Just like San Francisco, Metro Vancouver is a region of distinct microclimates with varying weather patterns, and that is now being acknowledged by Environment Canada in how it provides the public with forecast information.
For years, the federal weather agency generated its forecast for Metro Vancouver based on the readings and observations it received from the main weather station at Vancouver International Airport (YVR). Essentially, everyone gets the weather forecast for YVR, even if they are living 30 kilometres away in Langley.
But this system has changed as of this week.
To provide residents with a more precise forecast, Environment Canada will be generating public forecasts for five smaller subdivided regions:
- City of Vancouver, including, Vancouver, Burnaby, and New Westminster
- North Shore, including West Vancouver and North Vancouver
- Metro Vancouver Northeast, including Coquitlam, Port Coquitlam, Port Moody, Maple Ridge, and Pitt Meadows
- Metro Vancouver Southwest, including Richmond, Delta, and Tsawwassen
- Metro Vancouver Southeast, including Surrey and Langley
A region of microclimates explained
The change will likely provide residents with a more accurate forecast given the varying conditions that can be generated by factors like location, elevation, and proximity to sea waters.
For instance, forecasts from YVR generally project a milder forecast and reading since Sea Island is located at sea level and right next to sea waters.
Vancouver and Burnaby
Depending on location, the conditions for the city of Vancouver can vary greatly from what goes down in YVR.
The downtown Vancouver peninsula is warmer and sees less snowfall because it is surrounded by water and at a low elevation. More importantly, the dense cluster of tall buildings creates an urban heat island.
As another case in point, areas in the Vancouver Westside see varying weather. During a forecasted snowfall event, a residence near Jericho Beach and Spanish Banks might only see a dusting of snow while other areas of West Point Grey and the nearby UBC campus could experience several centimetres due to the higher elevation and the location’s proximity to the forests of Pacific Spirit Park, which provides a cooling effect.
Queen Elizabeth Park at Little Mountain, the highest point in the city of Vancouver, could see snow at times while the surrounding neighbourhoods experience wet snow. This urban elevation effect is even more pronounced at Burnaby Mountain, the highest point in Metro Vancouver south of the North Shore where the main SFU campus is located.
Surrey and Langley
Over much of Surrey and Langley, particularly the easternmost areas, these municipalities see extreme conditions that closely follow the same patterns in the neighbouring Fraser Valley. Temperatures here can be several degrees lower or higher than Vancouver.

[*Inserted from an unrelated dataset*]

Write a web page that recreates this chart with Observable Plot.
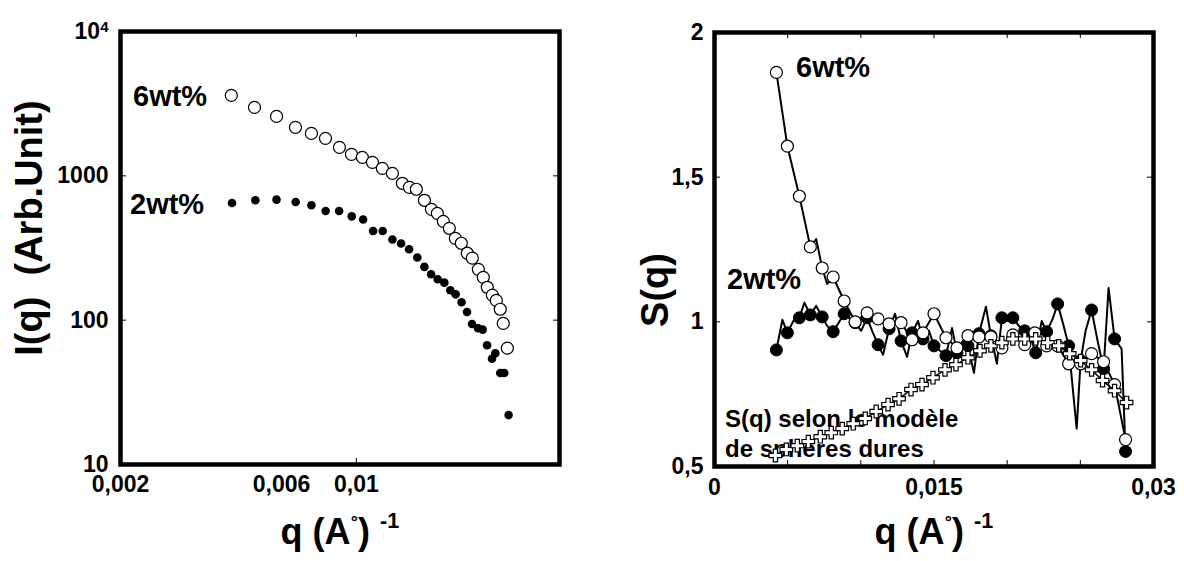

During the winter, the area sees colder temperatures as they face the brunt of the frigid arctic outflow air streaming out of the valleys and are a distance away from the warming influence of sea waters.
But in the summer, areas in these municipalities can be scorching hot, sometimes even five degrees warmer than areas by the water such as YVR and downtown Vancouver.
West Vancouver, North Vancouver, and the Tri-Cities
With the municipalities on the North Shore mountains, and to an extent the Tri-Cities as well, these are the wettest areas in the region given that they are on the windward side of the mountain range.
These areas experience ample rainfall – and snowfall in higher elevations – due to the orographic precipitation effect when winds carry moisture-rich air over higher terrain. When the air rises and cools over the mountain, clouds form and become a major source of precipitation.
Richmond, Delta, and Tsawwassen
These three municipalities south of the Fraser experience the least rain, the most sunshine hours, and the mildest temperatures in Metro Vancouver as they are furthest away from the orographic precipitation effect of the mountains on the North Shore and in the Fraser Valley.
While downtown Vancouver experiences a dark overcast and a downpour, Tsawwassen at the southwesternmost corner of the region could be experiencing clear skies and sunshine with zero precipitation for the day.
New forecasts for other BC regions
Environment Canada is also making some changes elsewhere in the province. Five other regions will also see subdivided forecasts, such as the North Coast – Inland, East Vancouver Island, Sunshine Coast, Fraser Canyon, and Fraser Valley.
The Fraser Valley now has three subregional forecasts: Fraser Valley – west including Abbotsford; Fraser Valley – central including Chilliwack; and Fraser Valley – east including Hope.